È una svolta nel conflitto che si trascina alcune incognite - sull'efficacia dei raid senza operazioni di terra - molti interrogativi - chi farà sul campo il "lavoro sporco" occupando lo spazio lasciato dal Califfato - e qualche paradosso: basti riflettere sul fatto che l'anno scorso gli Stati Uniti avrebbero voluto bombardare Assad per l'uso di armi chimiche contro i civili mentre ieri Damasco è stata avvisata dei raid. Assad ha comunque colto l'occasione per affermare che lotta da anni contro il terrrorismo dei "tafkiri", gli estremisti sunniti, anche se sa perfettamente, come dicono gli arabi, che cavalca un asino con due selle: può sfruttare i bombardamenti per attaccare i jihadisti e allo stesso tempo diventare bersaglio dei raid.
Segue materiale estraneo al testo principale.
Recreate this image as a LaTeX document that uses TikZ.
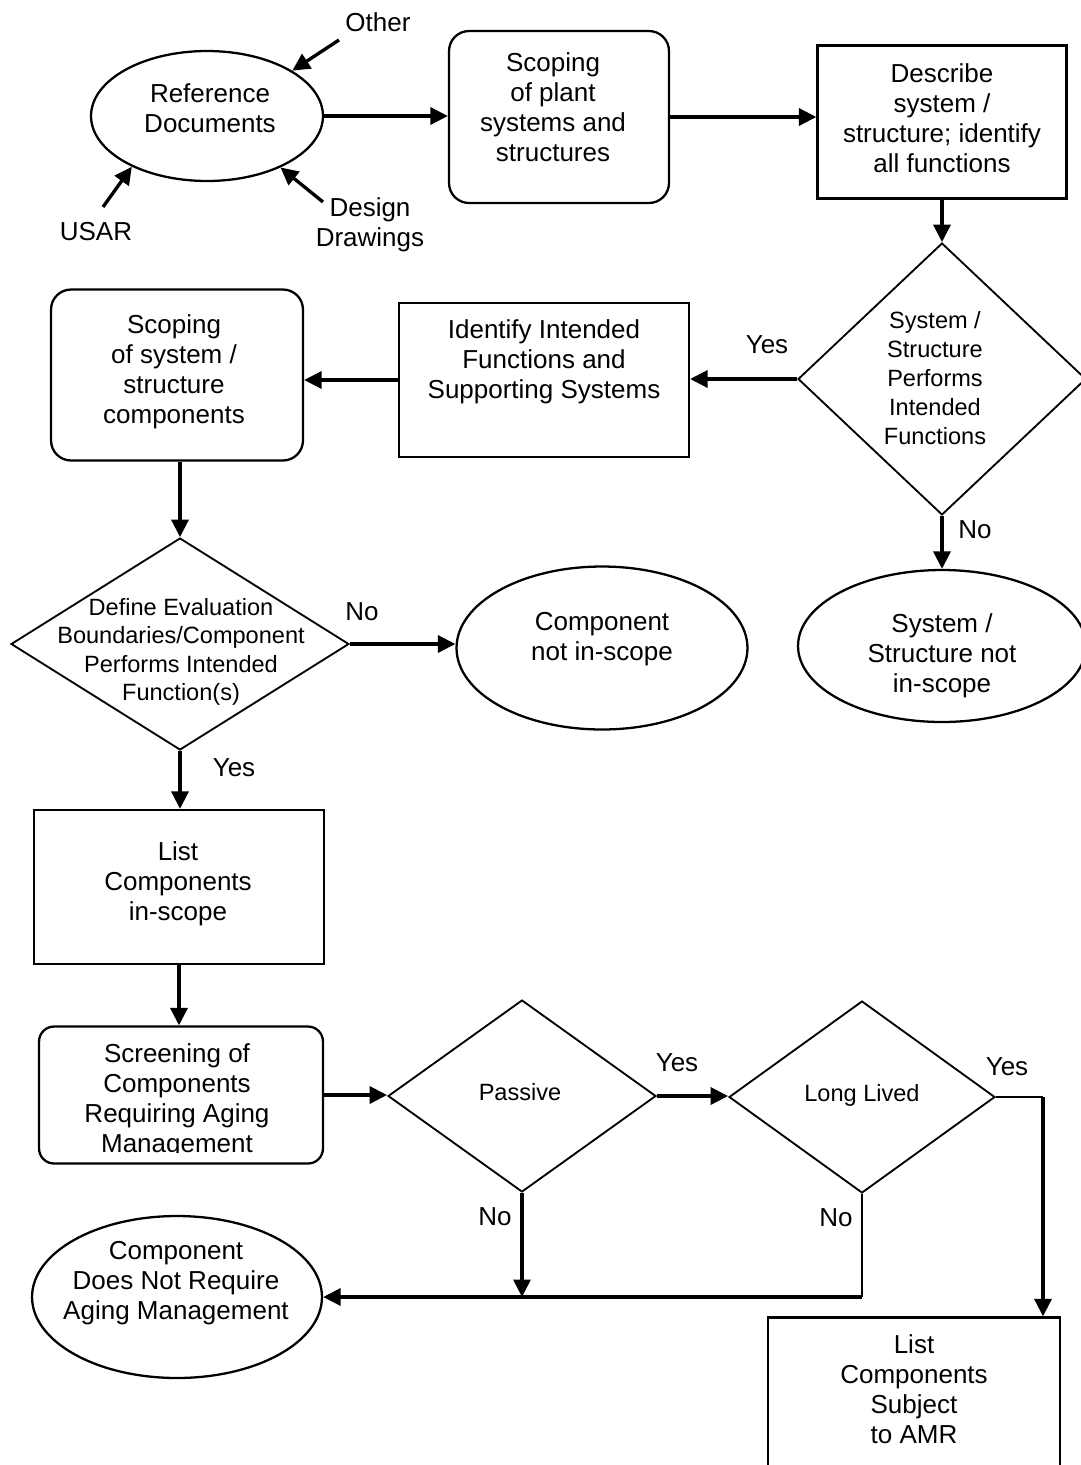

Non è forse un caso che Israele ieri ha abbattuto un caccia siriano che aveva violato lo spazio aereo. Il fronte siriano, ancora di più rispetto a quello iracheno, è la parte più complicata del piano di Barack Obama per smantellare il Califfato mentre a New York inizia un'Assemblea generale Onu che sembra più un consiglio di guerra che un vertice diplomatico. Obama incontrerà il presidente turco Erdogan, assente dalla coalizione militare e con decine di migliaia di profughi curdi che premono alle sue frontiere; il premier britannico Cameron, che per ora non partecipa ai raid, avrà un colloquio con il leader iraniano Hassan Rohani, il primo a questo livello dai tempi della rivoluzione khomeinista del 1979. Gli iraniani, esclusi dalla coalizione, alleati di Assad e schierati contro il Califfato, contestano insieme alla Russia la legalità dei bombardamenti ma gli sviluppi militari possono avere risvolti inediti perché nell'incendio mediorientale pompieri e piromani si scambiano, di volta in volta, i ruoli.

La Turchia, per esempio, è responsabile del passaggio ai suoi confini di migliaia di jihadisti ma ora dopo il rilascio degli ostaggi in mano all'Isil, in cambio della liberazione di 50 miliziani, potrebbe intervenire con una "fascia di sicurezza" alla frontiera siriana. Lo Stato Islamico, come afferma Peter Harling dell'International Crisis Group, è un mostro provvidenziale, uno spauracchio per tenere tutti uniti e mascherare gli errori, le mancanze e il cinismo degli attori coinvolti. Il problema è che la guerra al Califfato si intreccia con altri conflitti sedimentati nel tempo. Lo scontro settario tra musulmani sciiti e sunniti, alimentato dalle tensioni tra monarchie del Golfo e Iran, la complicatissima guerra civile siriana, dove la lotta contro il regime si interseca con la concorrenza tra gruppi jihadisti, il tutto accompagnato dalle aspirazioni irrendentiste dei curdi e dalle incombenti tragedie sulla sorte delle minoranze come cristiani e yezidi: la realtà è che mentre i confini tra Siria e Iraq sono caduti da un pezzo, insieme all'offensiva del Califfato, si sta rifacendo la mappa tra la Mesopotamia e il Mediterraneo nella più totale confusione e senza nessuna "road map".